>> begin Material

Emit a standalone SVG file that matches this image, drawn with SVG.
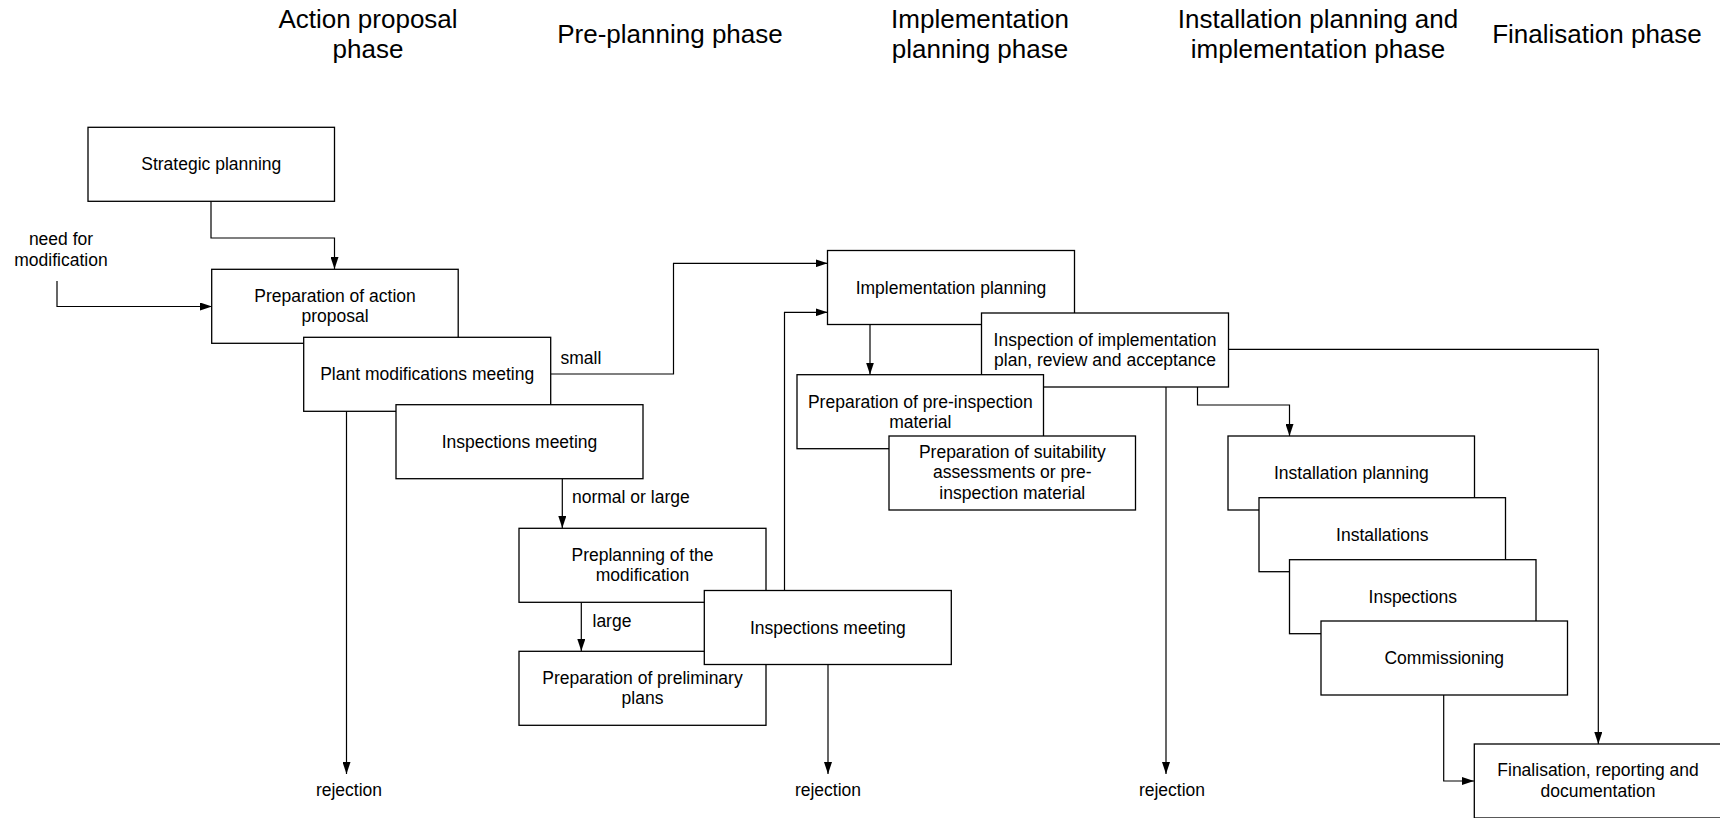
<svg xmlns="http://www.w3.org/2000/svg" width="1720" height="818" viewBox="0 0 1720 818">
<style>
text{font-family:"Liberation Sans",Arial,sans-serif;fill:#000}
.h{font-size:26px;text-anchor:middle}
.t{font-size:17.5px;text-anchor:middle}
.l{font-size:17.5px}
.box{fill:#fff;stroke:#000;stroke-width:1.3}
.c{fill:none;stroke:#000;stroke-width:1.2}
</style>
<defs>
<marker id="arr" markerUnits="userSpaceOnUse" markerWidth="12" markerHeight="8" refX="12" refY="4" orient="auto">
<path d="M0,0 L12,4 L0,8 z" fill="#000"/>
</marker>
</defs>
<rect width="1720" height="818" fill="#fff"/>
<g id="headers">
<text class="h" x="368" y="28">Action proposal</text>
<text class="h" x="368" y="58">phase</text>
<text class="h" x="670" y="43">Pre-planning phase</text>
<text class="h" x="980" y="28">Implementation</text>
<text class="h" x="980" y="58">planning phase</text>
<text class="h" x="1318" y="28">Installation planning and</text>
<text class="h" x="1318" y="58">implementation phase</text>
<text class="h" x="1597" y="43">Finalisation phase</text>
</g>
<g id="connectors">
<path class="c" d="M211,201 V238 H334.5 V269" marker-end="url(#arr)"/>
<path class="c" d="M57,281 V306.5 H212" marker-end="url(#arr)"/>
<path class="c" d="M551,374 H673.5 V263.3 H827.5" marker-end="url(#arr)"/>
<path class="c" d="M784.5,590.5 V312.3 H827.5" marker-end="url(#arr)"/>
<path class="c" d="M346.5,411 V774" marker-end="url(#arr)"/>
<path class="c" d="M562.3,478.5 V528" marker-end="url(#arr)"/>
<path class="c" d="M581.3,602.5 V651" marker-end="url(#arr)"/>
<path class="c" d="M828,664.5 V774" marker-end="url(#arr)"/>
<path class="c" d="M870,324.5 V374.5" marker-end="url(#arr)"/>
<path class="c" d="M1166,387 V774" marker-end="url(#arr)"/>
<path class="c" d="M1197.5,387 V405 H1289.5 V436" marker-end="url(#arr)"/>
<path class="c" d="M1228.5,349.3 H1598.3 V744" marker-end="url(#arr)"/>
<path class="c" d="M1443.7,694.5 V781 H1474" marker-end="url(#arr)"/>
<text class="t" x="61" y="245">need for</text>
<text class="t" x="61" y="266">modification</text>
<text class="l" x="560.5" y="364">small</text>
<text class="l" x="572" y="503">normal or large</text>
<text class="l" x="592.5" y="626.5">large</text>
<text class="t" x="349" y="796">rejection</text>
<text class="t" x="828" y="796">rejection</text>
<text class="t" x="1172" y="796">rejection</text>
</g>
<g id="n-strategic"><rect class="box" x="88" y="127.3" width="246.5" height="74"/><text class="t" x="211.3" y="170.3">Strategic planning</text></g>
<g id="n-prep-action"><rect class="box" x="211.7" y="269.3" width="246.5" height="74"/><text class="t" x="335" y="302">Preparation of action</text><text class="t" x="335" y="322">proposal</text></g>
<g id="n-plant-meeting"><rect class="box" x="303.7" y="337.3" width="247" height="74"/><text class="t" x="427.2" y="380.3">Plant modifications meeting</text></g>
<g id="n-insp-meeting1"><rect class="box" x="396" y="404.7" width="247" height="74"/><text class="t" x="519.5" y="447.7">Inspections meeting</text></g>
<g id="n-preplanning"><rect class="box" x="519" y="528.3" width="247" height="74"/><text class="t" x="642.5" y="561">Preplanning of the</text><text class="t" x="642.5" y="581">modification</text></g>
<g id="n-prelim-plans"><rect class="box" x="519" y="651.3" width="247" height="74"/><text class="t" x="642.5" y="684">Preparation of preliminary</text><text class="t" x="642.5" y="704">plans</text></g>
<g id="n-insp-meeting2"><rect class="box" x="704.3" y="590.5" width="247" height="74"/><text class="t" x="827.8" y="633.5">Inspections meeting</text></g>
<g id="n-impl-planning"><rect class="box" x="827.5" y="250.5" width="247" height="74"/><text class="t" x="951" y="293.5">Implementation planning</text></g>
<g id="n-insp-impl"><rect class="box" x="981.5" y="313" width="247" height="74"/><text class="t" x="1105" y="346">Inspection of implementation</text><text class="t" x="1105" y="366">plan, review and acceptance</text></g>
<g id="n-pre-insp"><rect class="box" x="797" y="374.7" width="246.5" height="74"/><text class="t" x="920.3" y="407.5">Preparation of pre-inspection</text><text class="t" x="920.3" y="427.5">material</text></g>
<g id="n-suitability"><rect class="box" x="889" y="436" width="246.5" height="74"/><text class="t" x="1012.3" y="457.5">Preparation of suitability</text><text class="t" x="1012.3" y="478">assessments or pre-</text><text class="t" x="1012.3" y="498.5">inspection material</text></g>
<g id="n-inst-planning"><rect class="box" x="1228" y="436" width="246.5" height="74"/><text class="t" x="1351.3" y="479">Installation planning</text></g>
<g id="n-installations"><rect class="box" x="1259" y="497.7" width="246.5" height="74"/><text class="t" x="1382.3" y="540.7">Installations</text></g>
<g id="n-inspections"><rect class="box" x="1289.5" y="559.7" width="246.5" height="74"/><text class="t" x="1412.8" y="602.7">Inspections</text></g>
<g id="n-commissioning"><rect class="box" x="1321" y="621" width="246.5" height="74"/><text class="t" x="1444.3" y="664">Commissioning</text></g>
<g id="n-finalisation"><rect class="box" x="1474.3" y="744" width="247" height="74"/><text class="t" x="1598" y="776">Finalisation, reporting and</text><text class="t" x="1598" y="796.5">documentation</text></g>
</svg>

>> end Material
>> begin Material

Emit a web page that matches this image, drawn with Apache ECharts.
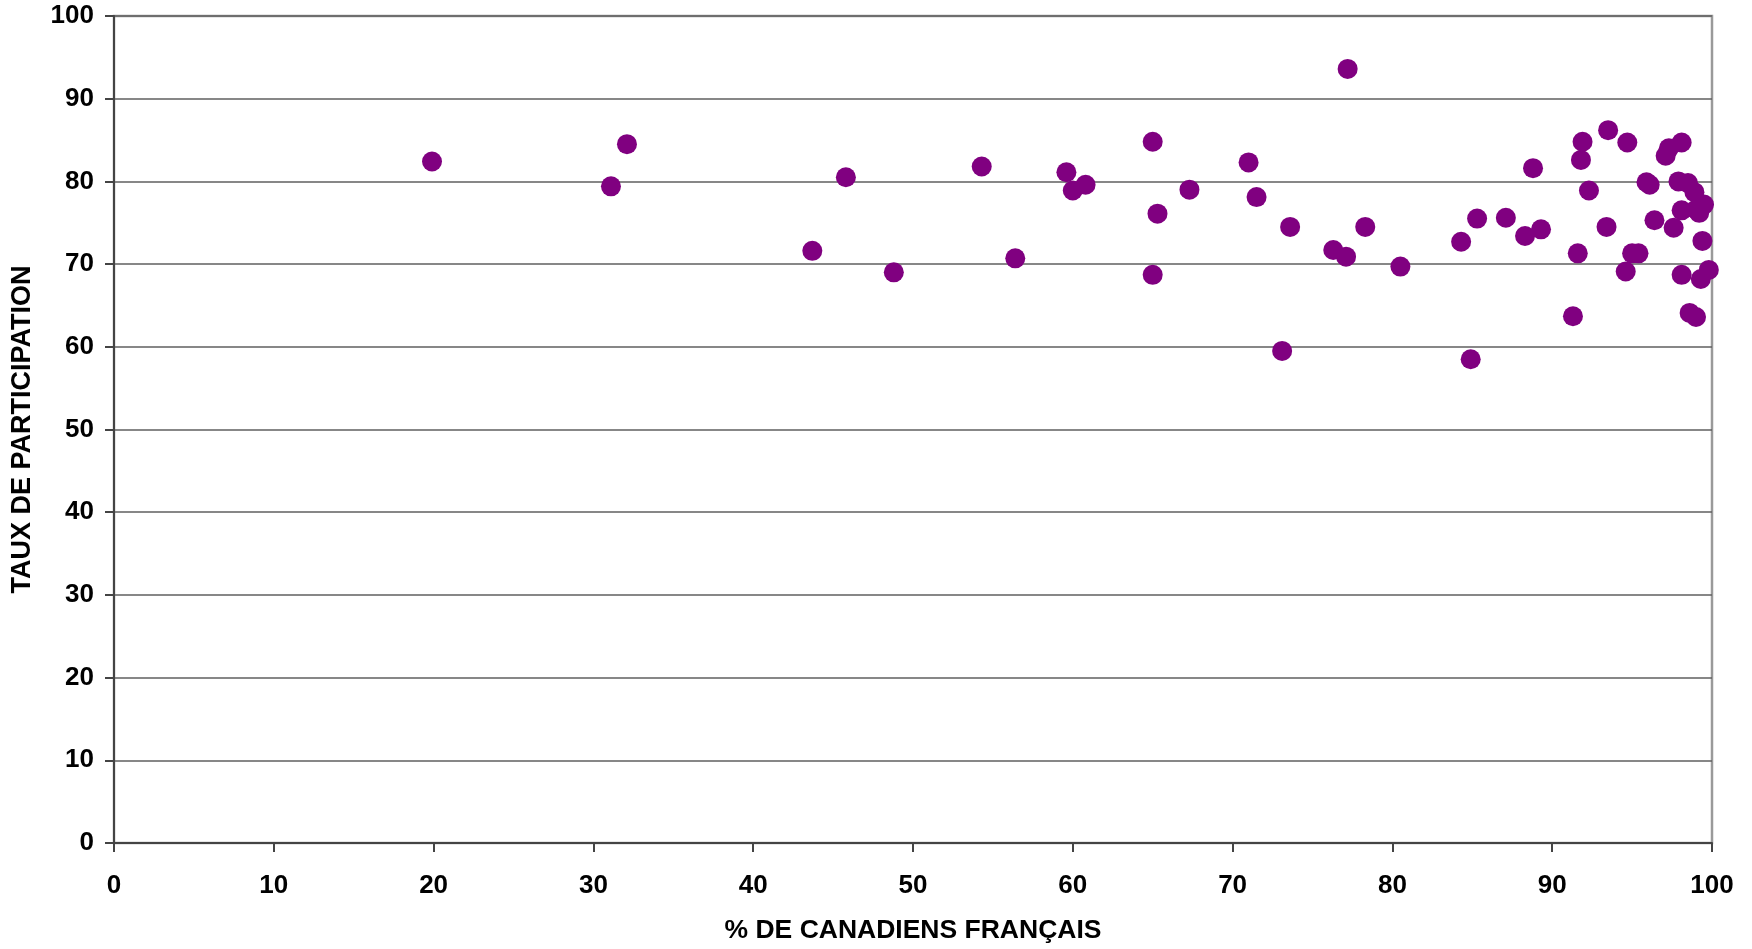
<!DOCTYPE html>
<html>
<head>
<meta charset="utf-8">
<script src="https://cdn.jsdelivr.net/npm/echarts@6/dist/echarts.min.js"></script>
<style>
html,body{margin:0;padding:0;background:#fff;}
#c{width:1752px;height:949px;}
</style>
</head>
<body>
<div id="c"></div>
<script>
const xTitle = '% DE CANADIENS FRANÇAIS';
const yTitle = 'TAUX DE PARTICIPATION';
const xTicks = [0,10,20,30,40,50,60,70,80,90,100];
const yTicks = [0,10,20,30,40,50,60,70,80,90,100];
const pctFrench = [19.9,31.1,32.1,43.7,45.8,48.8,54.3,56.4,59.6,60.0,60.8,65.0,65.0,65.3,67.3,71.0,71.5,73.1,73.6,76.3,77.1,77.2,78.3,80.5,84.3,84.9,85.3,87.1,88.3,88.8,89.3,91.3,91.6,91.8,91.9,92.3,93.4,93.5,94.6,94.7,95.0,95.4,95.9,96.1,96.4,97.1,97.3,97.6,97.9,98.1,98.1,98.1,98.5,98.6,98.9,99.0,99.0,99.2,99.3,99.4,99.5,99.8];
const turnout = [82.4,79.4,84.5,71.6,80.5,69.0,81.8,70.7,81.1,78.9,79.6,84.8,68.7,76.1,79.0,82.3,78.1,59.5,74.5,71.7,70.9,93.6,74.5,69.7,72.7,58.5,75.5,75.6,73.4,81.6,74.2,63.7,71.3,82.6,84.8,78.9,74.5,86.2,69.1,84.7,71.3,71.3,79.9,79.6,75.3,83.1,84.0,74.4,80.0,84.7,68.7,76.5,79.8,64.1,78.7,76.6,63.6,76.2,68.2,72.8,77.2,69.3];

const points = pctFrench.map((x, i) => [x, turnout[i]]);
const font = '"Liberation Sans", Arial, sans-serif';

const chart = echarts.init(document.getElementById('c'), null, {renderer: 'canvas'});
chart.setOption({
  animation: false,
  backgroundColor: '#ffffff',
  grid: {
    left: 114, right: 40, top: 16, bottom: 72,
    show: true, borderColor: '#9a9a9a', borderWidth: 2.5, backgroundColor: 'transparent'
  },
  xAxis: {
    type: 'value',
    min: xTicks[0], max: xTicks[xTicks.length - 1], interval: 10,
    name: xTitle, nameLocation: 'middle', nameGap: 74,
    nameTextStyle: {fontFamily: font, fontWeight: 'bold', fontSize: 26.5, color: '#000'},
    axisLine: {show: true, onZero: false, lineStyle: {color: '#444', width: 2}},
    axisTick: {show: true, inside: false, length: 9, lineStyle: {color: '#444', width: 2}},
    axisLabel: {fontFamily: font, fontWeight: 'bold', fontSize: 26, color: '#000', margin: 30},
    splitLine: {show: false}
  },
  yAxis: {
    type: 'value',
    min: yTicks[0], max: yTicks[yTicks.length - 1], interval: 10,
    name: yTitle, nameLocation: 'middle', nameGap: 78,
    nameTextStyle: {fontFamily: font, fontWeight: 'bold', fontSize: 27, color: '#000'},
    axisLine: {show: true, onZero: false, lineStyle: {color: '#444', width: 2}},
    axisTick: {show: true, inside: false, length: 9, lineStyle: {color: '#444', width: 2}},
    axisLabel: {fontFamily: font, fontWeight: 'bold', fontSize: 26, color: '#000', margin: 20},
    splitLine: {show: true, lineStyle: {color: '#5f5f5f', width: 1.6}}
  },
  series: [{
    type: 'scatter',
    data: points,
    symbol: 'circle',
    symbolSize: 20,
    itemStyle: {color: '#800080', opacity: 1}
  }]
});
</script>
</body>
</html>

>> end Material

What needs to be done: Pull out every line containing "that".

Expected output:
Emit a standalone SVG file that matches this image, drawn with SVG.
Emit a web page that matches this image, drawn with Apache ECharts.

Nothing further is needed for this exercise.